**Objective**
From the first line of the data below through the line bearing "fig = go.Figure()", reproduce each line exactly; do not include pictures.

──────────────────────────────

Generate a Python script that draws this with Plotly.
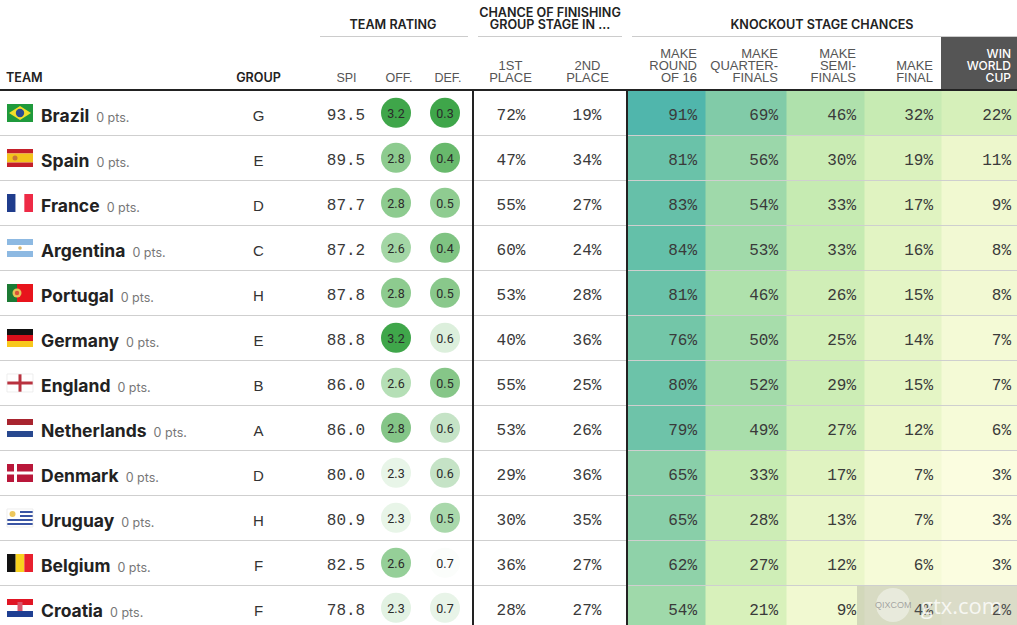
import plotly.graph_objects as go

teams = ["Brazil","Spain","France","Argentina","Portugal","Germany","England","Netherlands","Denmark","Uruguay","Belgium","Croatia"]
points = [0]*12
groups = ["G","E","D","C","H","E","B","A","D","H","F","F"]
spi = [93.5,89.5,87.7,87.2,87.8,88.8,86.0,86.0,80.0,80.9,82.5,78.8]
off = [3.20,2.81,2.81,2.62,2.81,3.20,2.58,2.84,2.30,2.30,2.65,2.33]
deff = [0.30,0.40,0.50,0.42,0.48,0.62,0.47,0.58,0.58,0.52,0.70,0.66]
first = [72,47,55,60,53,40,55,53,29,30,36,28]
second = [19,34,27,24,28,36,25,26,36,35,27,27]
r16 = [91,81,83,84,81,76,80,79,65,65,62,54]
qf = [69,56,54,53,46,50,52,49,33,28,27,21]
sf = [46,30,33,33,26,25,29,27,17,13,12,9]
final = [32,19,17,16,15,14,15,12,7,7,6,4]
win = [22,11,9,8,8,7,7,6,3,3,3,2]

W, H = 1017, 625
ROW0, ROWH = 91, 45
rows = list(range(len(teams)))
yc = [ROW0 + ROWH*(r+0.5) for r in rows]
MONO = "Liberation Mono"
SANS = "Liberation Sans"
TITLE = "Inter"
NARROW = "Roboto"

fig = go.Figure()

# knockout heat cells
edges = [627.5,705,786,864,941,1017]
edges_y = [ROW0 + ROWH*r for r in range(13)]
scale = [[0,"#FFFFE8"],[0.03,"#FBFDE0"],[0.1,"#EFF8CE"],[0.2,"#D9F1BC"],[0.33,"#C6EBB2"],[0.48,"#ABDFAB"],
         [0.7,"#7FCAA8"],[0.85,"#62BFA9"],[0.92,"#4DB4AC"],[1,"#45B0AC"]]
z = [[r16[r],qf[r],sf[r],final[r],win[r]] for r in rows]
fig.add_trace(go.Heatmap(x=edges,y=edges_y,z=z,zmin=0,zmax=100,colorscale=scale,showscale=False,hoverinfo="skip"))

shapes = []
def line(x0,y0,x1,y1,c,w):
    shapes.append(dict(type="line",x0=x0,y0=y0,x1=x1,y1=y1,line=dict(color=c,width=w),layer="above"))
def rect(x0,y0,x1,y1,c,layer="above"):
    shapes.append(dict(type="rect",x0=x0,y0=y0,x1=x1,y1=y1,fillcolor=c,line=dict(width=0),layer=layer))

# header fill
rect(941,37,1017,90,"#555555",layer="below")
# rules
for x0,x1 in [(320,468),(478,622),(632,1017)]:
    line(x0,36.5,x1,36.5,"#cccccc",1)
for r in rows[1:]:
    line(0,ROW0+ROWH*r-0.5,W,ROW0+ROWH*r-0.5,"#cfcfcf",1)
line(0,90,W,90,"#222222",2)
line(473,90,473,H,"#222222",2)
line(627,90,627,H,"#222222",2)

# flags (decor)
FX0,FX1,FH = 7,33,18
def fy(r): return yc[r]-9.5
def hstripes(r,cols):
    n=len(cols)
    for i,c in enumerate(cols):
        rect(FX0,fy(r)+FH*i/n,FX1,fy(r)+FH*(i+1)/n,c)
def vstripes(r,cols):
    n=len(cols)
    w=FX1-FX0
    for i,c in enumerate(cols):
        rect(FX0+w*i/n,fy(r),FX0+w*(i+1)/n,fy(r)+FH,c)
def circ(cx,cy,rad,c):
    shapes.append(dict(type="circle",x0=cx-rad,y0=cy-rad,x1=cx+rad,y1=cy+rad,fillcolor=c,line=dict(width=0),layer="above"))
def border(r):
    shapes.append(dict(type="rect",x0=FX0,y0=fy(r),x1=FX1,y1=fy(r)+FH,line=dict(color="#e6e6e6",width=0.7),layer="above"))
# Brazil
hstripes(0,["#1F9A3C"])
y=fy(0)
shapes.append(dict(type="path",path=f"M 9 {y+9} L 20 {y+2} L 31 {y+9} L 20 {y+16} Z",fillcolor="#F2DF2A",line=dict(width=0),layer="above"))
circ(20,y+9,4.2,"#2A4C93")
# Spain
y=fy(1)
hstripes(1,["#C4202A","#F3C31B","#F3C31B","#C4202A"]); circ(15,y+9,2.5,"#C8743A")
# France
vstripes(2,["#1F3C8C","#FFFFFF","#EE2A46"])
# Argentina
y=fy(3)
hstripes(3,["#8DB9E2","#FFFFFF","#8DB9E2"]); circ(20,y+9,1.8,"#D9B66C")
# Portugal
y=fy(4)
rect(7,y,17,y+18,"#1C7A34"); rect(17,y,33,y+18,"#E8141C"); circ(17,y+9,4.5,"#E7C257"); circ(17,y+9,2.2,"#D8543A")
# Germany
hstripes(5,["#111111","#D90F1A","#F8C81C"])
# England
y=fy(6)
hstripes(6,["#FFFFFF"]); rect(7,y+7.5,33,y+10.5,"#B9323F"); rect(18.5,y,21.5,y+18,"#B9323F"); border(6)
# Netherlands
hstripes(7,["#A8242F","#FFFFFF","#28488F"])
# Denmark
y=fy(8)
hstripes(8,["#B9173A"]); rect(7,y+7.5,33,y+10.5,"#FFFFFF"); rect(14,y,17,y+18,"#FFFFFF")
# Uruguay
y=fy(9)
hstripes(9,["#FFFFFF","#3A55A4","#FFFFFF","#3A55A4","#FFFFFF","#3A55A4","#FFFFFF","#3A55A4","#FFFFFF"])
rect(7,y,20,y+10,"#FFFFFF"); circ(12.5,y+5,3,"#EDC75C"); border(9)
# Belgium
vstripes(10,["#111111","#F8D21E","#E8202E"])
# Croatia
y=fy(11)
hstripes(11,["#E01524","#FFFFFF","#1F3F92"]); rect(17.5,y+3,22.5,y+12,"#D9566A")

# watermark
rect(857,586,W,H,"rgba(120,120,120,0.25)")
circ(893,605,17,"rgba(255,255,255,0.42)")

# texts
def text(xs,ys,ts,size,color,pos="middle center",family=SANS,weight=None):
    fig.add_trace(go.Scatter(x=xs,y=ys,text=ts,mode="text",textposition=pos,cliponaxis=False,hoverinfo="skip",
        textfont=dict(size=size,color=color,family=family,weight=weight)))

# header titles
text([393],[25.5],["TEAM RATING"],12.6,"#222",weight=600,family=TITLE)
text([550,550],[13.5,25.5],["CHANCE OF FINISHING","GROUP STAGE IN ..."],12.6,"#222",weight=600,family=TITLE)
text([822],[25.5],["KNOCKOUT STAGE CHANCES"],12.6,"#222",weight=600,family=TITLE)
text([6],[79],["TEAM"],12.6,"#222","middle right",weight=600,family=TITLE)
text([258.5],[79],["GROUP"],12.6,"#222",weight=600,family=TITLE)
text([346.5,399,448],[78.5,78.5,78.5],["SPI","OFF.","DEF."],12.5,"#555")
text([510.5,510.5,587.5,587.5],[67,79,67,79],["1ST","PLACE","2ND","PLACE"],13,"#555")
ko_heads = ["MAKE\nROUND\nOF 16","MAKE\nQUARTER-\nFINALS","MAKE\nSEMI-\nFINALS","MAKE\nFINAL"]
ko_right = [697,778,856,933]
for lab,xr in zip(ko_heads,ko_right):
    ls = lab.split("\n")
    text([xr]*len(ls),[79-12*(len(ls)-1-i) for i in range(len(ls))],ls,13,"#555","middle left")
text([1011]*3,[55,67,79],["WIN","WORLD","CUP"],12,"#ffffff","middle left",family=TITLE,weight=500)

# team cells
names = [f"<b>{t}</b><span style='font-size:12.5px;color:#777777'>  {p} pts.</span>" for t,p in zip(teams,points)]
text([41]*12,[y+4 for y in yc],names,17.5,"#222222","middle right",family=TITLE)
text([258.5]*12,[y+4 for y in yc],groups,15,"#333333")
text([346]*12,[y+2 for y in yc],[f"{v:.1f}" for v in spi],16,"#3a3a3a",family=MONO)

# rating bubbles
off_scale=[[0,"#E8F5E8"],[0.033,"#E2F2E3"],[0.31,"#B5DFB6"],[0.39,"#95CF98"],[0.567,"#8DCB8F"],[0.6,"#84C587"],[1,"#3FA64A"]]
def_scale=[[0,"#3FA64A"],[0.25,"#68B96C"],[0.3,"#7FC382"],[0.425,"#86C688"],[0.5,"#8FCC91"],[0.55,"#A9D8AB"],
           [0.7,"#C5E3C6"],[0.8,"#DCEFDC"],[0.9,"#E8F4E8"],[1,"#FBFDFB"]]
for xc,vals,sc,lo,hi in [(396,off,off_scale,2.3,3.2),(445,deff,def_scale,0.3,0.7)]:
    fig.add_trace(go.Scatter(x=[xc]*12,y=[y-0.7 for y in yc],mode="markers",hoverinfo="skip",
        marker=dict(size=30,color=vals,cmin=lo,cmax=hi,colorscale=sc,line=dict(width=0))))
    text([xc]*12,[y+1.5 for y in yc],[f"{v:.1f}" for v in vals],12.5,"#2a2a2a",family=NARROW)

# percent columns
text([511]*12,[y+2 for y in yc],[f"{v}%" for v in first],16,"#3a3a3a",family=MONO)
text([587]*12,[y+2 for y in yc],[f"{v}%" for v in second],16,"#3a3a3a",family=MONO)
for col,xr in zip([r16,qf,sf,final,win],[697,778,856,933,1011]):
    text([xr]*12,[y+2 for y in yc],[f"{v}%" for v in col],16,"#3a3a3a","middle left",family=MONO)

# watermark text
annotations=[dict(x=961.5,y=605,xref="x",yref="y",text="gtx.com",showarrow=False,
                  font=dict(size=22,color="rgba(255,255,255,0.8)",family="Open Sans")),
             dict(x=893,y=605,xref="x",yref="y",text="QIXCOM",showarrow=False,
                  font=dict(size=9,color="rgba(140,140,140,0.75)",family=SANS))]

fig.update_layout(width=W,height=H,margin=dict(l=0,r=0,t=0,b=0),paper_bgcolor="white",plot_bgcolor="white",
    showlegend=False,shapes=shapes,annotations=annotations,
    xaxis=dict(range=[0,W],visible=False,fixedrange=True),
    yaxis=dict(range=[H,0],visible=False,fixedrange=True))
fig.write_html("out.html",config=dict(displayModeBar=False),
    post_script="document.body.style.margin='0';document.body.style.overflow='hidden';")
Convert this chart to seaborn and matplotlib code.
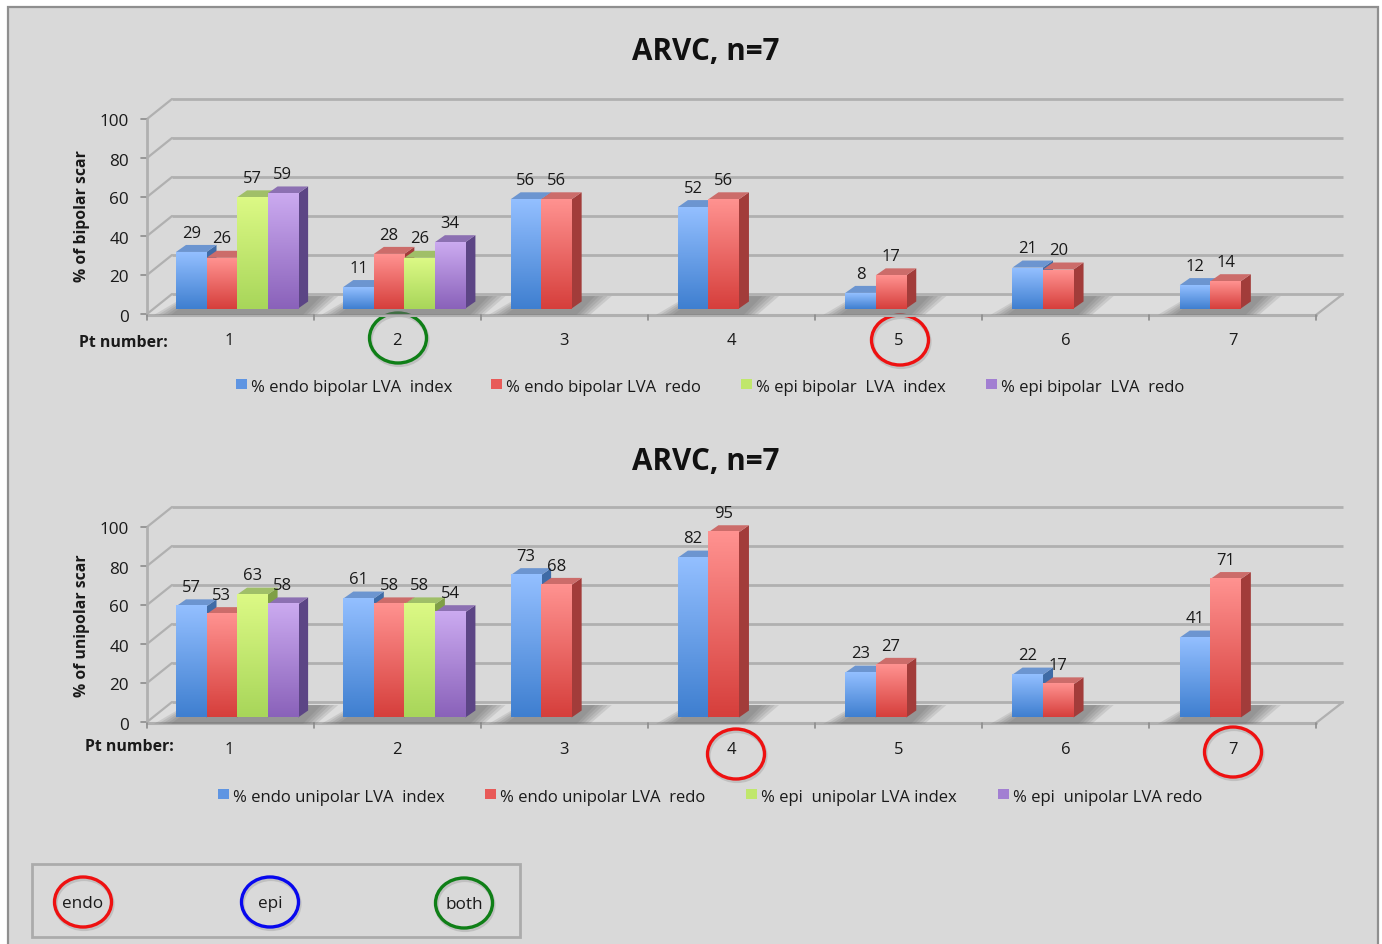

──────────────────────────────

**Correct response**
Generate a Python script that draws this with Plotly.
import plotly.graph_objects as go

teams = ["Brazil","Spain","France","Argentina","Portugal","Germany","England","Netherlands","Denmark","Uruguay","Belgium","Croatia"]
points = [0]*12
groups = ["G","E","D","C","H","E","B","A","D","H","F","F"]
spi = [93.5,89.5,87.7,87.2,87.8,88.8,86.0,86.0,80.0,80.9,82.5,78.8]
off = [3.20,2.81,2.81,2.62,2.81,3.20,2.58,2.84,2.30,2.30,2.65,2.33]
deff = [0.30,0.40,0.50,0.42,0.48,0.62,0.47,0.58,0.58,0.52,0.70,0.66]
first = [72,47,55,60,53,40,55,53,29,30,36,28]
second = [19,34,27,24,28,36,25,26,36,35,27,27]
r16 = [91,81,83,84,81,76,80,79,65,65,62,54]
qf = [69,56,54,53,46,50,52,49,33,28,27,21]
sf = [46,30,33,33,26,25,29,27,17,13,12,9]
final = [32,19,17,16,15,14,15,12,7,7,6,4]
win = [22,11,9,8,8,7,7,6,3,3,3,2]

W, H = 1017, 625
ROW0, ROWH = 91, 45
rows = list(range(len(teams)))
yc = [ROW0 + ROWH*(r+0.5) for r in rows]
MONO = "Liberation Mono"
SANS = "Liberation Sans"
TITLE = "Inter"
NARROW = "Roboto"

fig = go.Figure()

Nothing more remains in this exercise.